O nó górdio (metáfora da lenda do rei da Frígia e Alexandre, o Grande para problema insolúvel) da Nova República foi quando não se aceitou a derrota eleitoral democraticamente e criou-se um ambiente para retirar a Dilma Roussef da presidência. O PSDB e o PMDB romperam com o pacto democrático. O resultado foi o que vimos agora. Os dois partidos pagaram caro, com o PSDB tornando-se quase um partido pequeno, e o PMDB reduzindo sensivelmente sua bancada. Isso abriu espaço para grupos mais à direita, como o de Bolsonaro. Essa foi a crise. O que temos hoje é o PT, com todas as suas dificuldades e problemas, e o crescimento de uma direita, que não é o PSDB.

E qual momento se inaugura a partir de 2016? Há um nome para isso?
Toda coletânea deve ser plural, não pode ser a partir de um único ponto de vista, deve ter uma diversidade interpretativa. Chamamos de crise política de 2016. Alguns interpretam como impeachment, outros como golpe. No livro temos autores que defendem esse momento como um golpe, outros veem que foi um processo dentro de regras constitucionais. O livro respeita essa pluralidade.
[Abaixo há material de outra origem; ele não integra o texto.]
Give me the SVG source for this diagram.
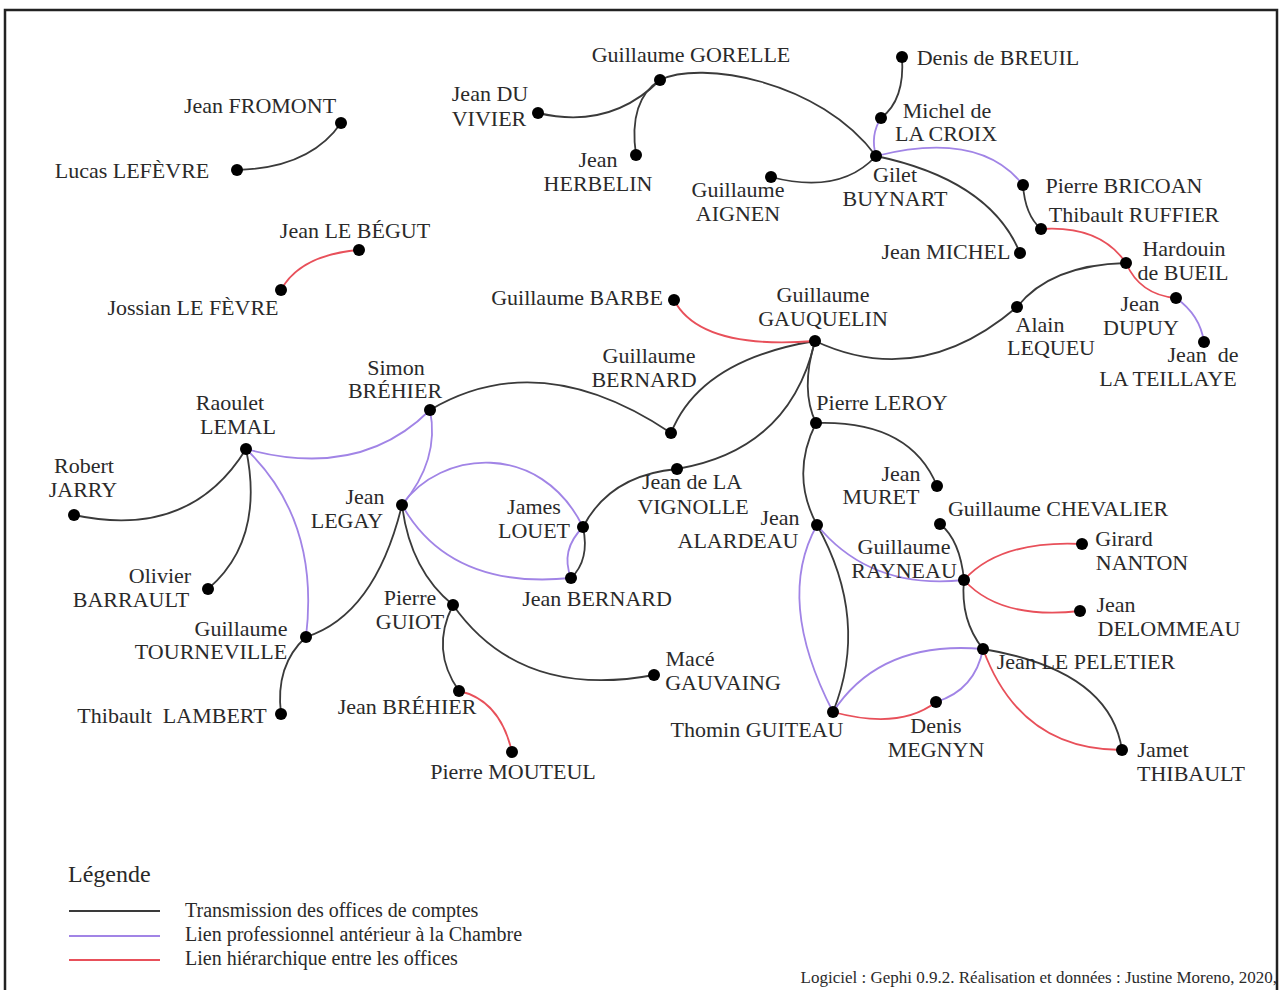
<svg xmlns="http://www.w3.org/2000/svg" width="1281" height="990" viewBox="0 0 1281 990">
<style>
.e{fill:none;stroke-width:1.8}
.k{stroke:#3a3a3a}
.p{stroke:#a184e6}
.r{stroke:#e8505a}
.d{fill:#000}
text{font-family:"Liberation Serif","Times New Roman",serif;fill:#2a2a2a}
.l{font-size:22px;text-anchor:middle}
.lg{font-size:20px}
.cr{font-size:17px}
</style>
<rect x="5" y="10" width="1272" height="990" fill="#fff" stroke="#222" stroke-width="2.5"/>
<g id="connectors">
<path class="e k" d="M237,170 Q310,168 341,123"/>
<path class="e k" d="M538,113 Q610,130 660,80"/>
<path class="e k" d="M636,155 Q628,100 660,80"/>
<path class="e k" d="M660,80 C700,60 820,80 876,156"/>
<path class="e k" d="M771,177 Q840,195 876,156"/>
<path class="e k" d="M876,156 Q990,180 1020,253"/>
<path class="e k" d="M902,57 Q905,100 881,118"/>
<path class="e k" d="M1023,185 Q1025,215 1041,229"/>
<path class="e k" d="M1017,307 Q1050,265 1126,263"/>
<path class="e k" d="M815,341 Q920,390 1017,307"/>
<path class="e k" d="M671,433 Q700,360 815,341"/>
<path class="e k" d="M677,469 Q790,450 815,341"/>
<path class="e k" d="M815,341 Q800,390 816,423"/>
<path class="e k" d="M583,527 Q610,475 677,469"/>
<path class="e k" d="M430,410 Q540,345 671,433"/>
<path class="e k" d="M583,527 Q590,560 571,578"/>
<path class="e k" d="M74,515 Q190,540 246,449"/>
<path class="e k" d="M246,449 Q265,540 208,589"/>
<path class="e k" d="M306,637 Q375,615 402,505"/>
<path class="e k" d="M402,505 Q410,570 453,605"/>
<path class="e k" d="M306,637 Q275,665 281,714"/>
<path class="e k" d="M453,605 Q430,650 459,691"/>
<path class="e k" d="M453,605 Q520,700 654,675"/>
<path class="e k" d="M816,423 Q910,420 937,486"/>
<path class="e k" d="M816,423 Q790,475 817,525"/>
<path class="e k" d="M817,525 Q870,620 833,712"/>
<path class="e k" d="M940,524 Q960,540 964,580"/>
<path class="e k" d="M964,580 Q960,620 983,649"/>
<path class="e k" d="M983,649 Q1110,670 1122,750"/>
<path class="e p" d="M881,118 Q870,135 876,156"/>
<path class="e p" d="M876,156 Q980,130 1023,185"/>
<path class="e p" d="M1176,298 Q1200,315 1204,342"/>
<path class="e p" d="M246,449 Q360,480 430,410"/>
<path class="e p" d="M246,449 Q320,520 306,637"/>
<path class="e p" d="M430,410 Q440,460 402,505"/>
<path class="e p" d="M402,505 C440,450 540,440 583,527"/>
<path class="e p" d="M402,505 Q450,590 571,578"/>
<path class="e p" d="M583,527 Q560,550 571,578"/>
<path class="e p" d="M817,525 Q870,590 964,580"/>
<path class="e p" d="M817,525 Q775,600 833,712"/>
<path class="e p" d="M833,712 Q880,640 983,649"/>
<path class="e p" d="M936,702 Q975,690 983,649"/>
<path class="e r" d="M281,290 Q300,255 359,250"/>
<path class="e r" d="M1041,229 Q1100,225 1126,263"/>
<path class="e r" d="M1126,263 Q1140,295 1176,298"/>
<path class="e r" d="M674,300 Q700,350 815,341"/>
<path class="e r" d="M459,691 Q500,700 512,752"/>
<path class="e r" d="M964,580 Q1000,540 1082,544"/>
<path class="e r" d="M964,580 Q1000,620 1080,611"/>
<path class="e r" d="M833,712 Q900,730 936,702"/>
<path class="e r" d="M983,649 Q1020,750 1122,750"/>
</g>
<g id="n-fromont"><circle class="d" cx="341" cy="123" r="6"/><text class="l" x="260" y="113">Jean FROMONT</text></g>
<g id="n-lefevre"><circle class="d" cx="237" cy="170" r="6"/><text class="l" x="132" y="178">Lucas LEFÈVRE</text></g>
<g id="n-begut"><circle class="d" cx="359" cy="250" r="6"/><text class="l" x="355" y="238">Jean LE BÉGUT</text></g>
<g id="n-jlefevre"><circle class="d" cx="281" cy="290" r="6"/><text class="l" x="193" y="315">Jossian LE FÈVRE</text></g>
<g id="n-gorelle"><circle class="d" cx="660" cy="80" r="6"/><text class="l" x="691" y="62">Guillaume GORELLE</text></g>
<g id="n-duvivier"><circle class="d" cx="538" cy="113" r="6"/><text class="l" x="490" y="101">Jean DU</text><text class="l" x="489" y="126">VIVIER</text></g>
<g id="n-herbelin"><circle class="d" cx="636" cy="155" r="6"/><text class="l" x="598" y="167">Jean</text><text class="l" x="598" y="191">HERBELIN</text></g>
<g id="n-breuil"><circle class="d" cx="902" cy="57" r="6"/><text class="l" x="998" y="65">Denis de BREUIL</text></g>
<g id="n-lacroix"><circle class="d" cx="881" cy="118" r="6"/><text class="l" x="947" y="118">Michel de</text><text class="l" x="946" y="141">LA CROIX</text></g>
<g id="n-buynart"><circle class="d" cx="876" cy="156" r="6"/><text class="l" x="895" y="182">Gilet</text><text class="l" x="895" y="206">BUYNART</text></g>
<g id="n-aignen"><circle class="d" cx="771" cy="177" r="6"/><text class="l" x="738" y="197">Guillaume</text><text class="l" x="738" y="221">AIGNEN</text></g>
<g id="n-bricoan"><circle class="d" cx="1023" cy="185" r="6"/><text class="l" x="1124" y="193">Pierre BRICOAN</text></g>
<g id="n-ruffier"><circle class="d" cx="1041" cy="229" r="6"/><text class="l" x="1134" y="222">Thibault RUFFIER</text></g>
<g id="n-jmichel"><circle class="d" cx="1020" cy="253" r="6"/><text class="l" x="946" y="259">Jean MICHEL</text></g>
<g id="n-bueil"><circle class="d" cx="1126" cy="263" r="6"/><text class="l" x="1184" y="256">Hardouin</text><text class="l" x="1183" y="280">de BUEIL</text></g>
<g id="n-lequeu"><circle class="d" cx="1017" cy="307" r="6"/><text class="l" x="1040" y="332">Alain</text><text class="l" x="1051" y="355">LEQUEU</text></g>
<g id="n-dupuy"><circle class="d" cx="1176" cy="298" r="6"/><text class="l" x="1140" y="311">Jean</text><text class="l" x="1141" y="335">DUPUY</text></g>
<g id="n-teillaye"><circle class="d" cx="1204" cy="342" r="6"/><text class="l" x="1203" y="362" xml:space="preserve">Jean  de</text><text class="l" x="1168" y="386">LA TEILLAYE</text></g>
<g id="n-barbe"><circle class="d" cx="674" cy="300" r="6"/><text class="l" x="577" y="305">Guillaume BARBE</text></g>
<g id="n-gauquelin"><circle class="d" cx="815" cy="341" r="6"/><text class="l" x="823" y="302">Guillaume</text><text class="l" x="823" y="326">GAUQUELIN</text></g>
<g id="n-gbernard"><circle class="d" cx="671" cy="433" r="6"/><text class="l" x="649" y="363">Guillaume</text><text class="l" x="644" y="387">BERNARD</text></g>
<g id="n-sbrehier"><circle class="d" cx="430" cy="410" r="6"/><text class="l" x="396" y="375">Simon</text><text class="l" x="395" y="398">BRÉHIER</text></g>
<g id="n-lemal"><circle class="d" cx="246" cy="449" r="6"/><text class="l" x="230" y="410">Raoulet</text><text class="l" x="238" y="434">LEMAL</text></g>
<g id="n-jarry"><circle class="d" cx="74" cy="515" r="6"/><text class="l" x="84" y="473">Robert</text><text class="l" x="83" y="497">JARRY</text></g>
<g id="n-legay"><circle class="d" cx="402" cy="505" r="6"/><text class="l" x="365" y="504">Jean</text><text class="l" x="347" y="528">LEGAY</text></g>
<g id="n-louet"><circle class="d" cx="583" cy="527" r="6"/><text class="l" x="534" y="514">James</text><text class="l" x="534" y="538">LOUET</text></g>
<g id="n-vignolle"><circle class="d" cx="677" cy="469" r="6"/><text class="l" x="692" y="489">Jean de LA</text><text class="l" x="693" y="514">VIGNOLLE</text></g>
<g id="n-jbernard"><circle class="d" cx="571" cy="578" r="6"/><text class="l" x="597" y="606">Jean BERNARD</text></g>
<g id="n-barrault"><circle class="d" cx="208" cy="589" r="6"/><text class="l" x="160" y="583">Olivier</text><text class="l" x="131" y="607">BARRAULT</text></g>
<g id="n-tourneville"><circle class="d" cx="306" cy="637" r="6"/><text class="l" x="241" y="636">Guillaume</text><text class="l" x="211" y="659">TOURNEVILLE</text></g>
<g id="n-guiot"><circle class="d" cx="453" cy="605" r="6"/><text class="l" x="410" y="605">Pierre</text><text class="l" x="410" y="629">GUIOT</text></g>
<g id="n-lambert"><circle class="d" cx="281" cy="714" r="6"/><text class="l" x="172" y="723" xml:space="preserve">Thibault  LAMBERT</text></g>
<g id="n-jbrehier"><circle class="d" cx="459" cy="691" r="6"/><text class="l" x="407" y="714">Jean BRÉHIER</text></g>
<g id="n-mouteul"><circle class="d" cx="512" cy="752" r="6"/><text class="l" x="513" y="779">Pierre MOUTEUL</text></g>
<g id="n-gauvaing"><circle class="d" cx="654" cy="675" r="6"/><text class="l" x="690" y="666">Macé</text><text class="l" x="723" y="690">GAUVAING</text></g>
<g id="n-leroy"><circle class="d" cx="816" cy="423" r="6"/><text class="l" x="882" y="410">Pierre LEROY</text></g>
<g id="n-muret"><circle class="d" cx="937" cy="486" r="6"/><text class="l" x="901" y="481">Jean</text><text class="l" x="881" y="504">MURET</text></g>
<g id="n-alardeau"><circle class="d" cx="817" cy="525" r="6"/><text class="l" x="780" y="525">Jean</text><text class="l" x="738" y="548">ALARDEAU</text></g>
<g id="n-chevalier"><circle class="d" cx="940" cy="524" r="6"/><text class="l" x="1058" y="516">Guillaume CHEVALIER</text></g>
<g id="n-rayneau"><circle class="d" cx="964" cy="580" r="6"/><text class="l" x="904" y="554">Guillaume</text><text class="l" x="904" y="578">RAYNEAU</text></g>
<g id="n-nanton"><circle class="d" cx="1082" cy="544" r="6"/><text class="l" x="1124" y="546">Girard</text><text class="l" x="1142" y="570">NANTON</text></g>
<g id="n-delommeau"><circle class="d" cx="1080" cy="611" r="6"/><text class="l" x="1116" y="612">Jean</text><text class="l" x="1169" y="636">DELOMMEAU</text></g>
<g id="n-peletier"><circle class="d" cx="983" cy="649" r="6"/><text class="l" x="1086" y="669">Jean LE PELETIER</text></g>
<g id="n-guiteau"><circle class="d" cx="833" cy="712" r="6"/><text class="l" x="757" y="737">Thomin GUITEAU</text></g>
<g id="n-megnyn"><circle class="d" cx="936" cy="702" r="6"/><text class="l" x="936" y="733">Denis</text><text class="l" x="936" y="757">MEGNYN</text></g>
<g id="n-thibault"><circle class="d" cx="1122" cy="750" r="6"/><text class="l" x="1163" y="757">Jamet</text><text class="l" x="1191" y="781">THIBAULT</text></g>
<g id="legend">
<text x="68" y="882" style="font-size:24px">Légende</text>
<line class="e k" x1="69" y1="911" x2="160" y2="911"/>
<line class="e p" x1="69" y1="936" x2="160" y2="936"/>
<line class="e r" x1="69" y1="960" x2="160" y2="960"/>
<text class="lg" x="185" y="917">Transmission des offices de comptes</text>
<text class="lg" x="185" y="941">Lien professionnel antérieur à la Chambre</text>
<text class="lg" x="185" y="965">Lien hiérarchique entre les offices</text>
</g>
<text class="cr" x="1277" y="983" text-anchor="end">Logiciel : Gephi 0.9.2. Réalisation et données : Justine Moreno, 2020,</text>
</svg>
Como organizador, considero que o que houve em 2016 foi um golpe do parlamento contra a presidente, que pôs fim ao pacto democrático da Constituição de 1988, encerrando, portanto, a Nova República. Apenas finaliza. O que vem ainda não tem nome. Começamos um novo ciclo na política brasileira. Não sabemos o que vem pela frente. Espero que os poderes da República tenham o equilíbrio suficiente para solidificarmos o processo democrático.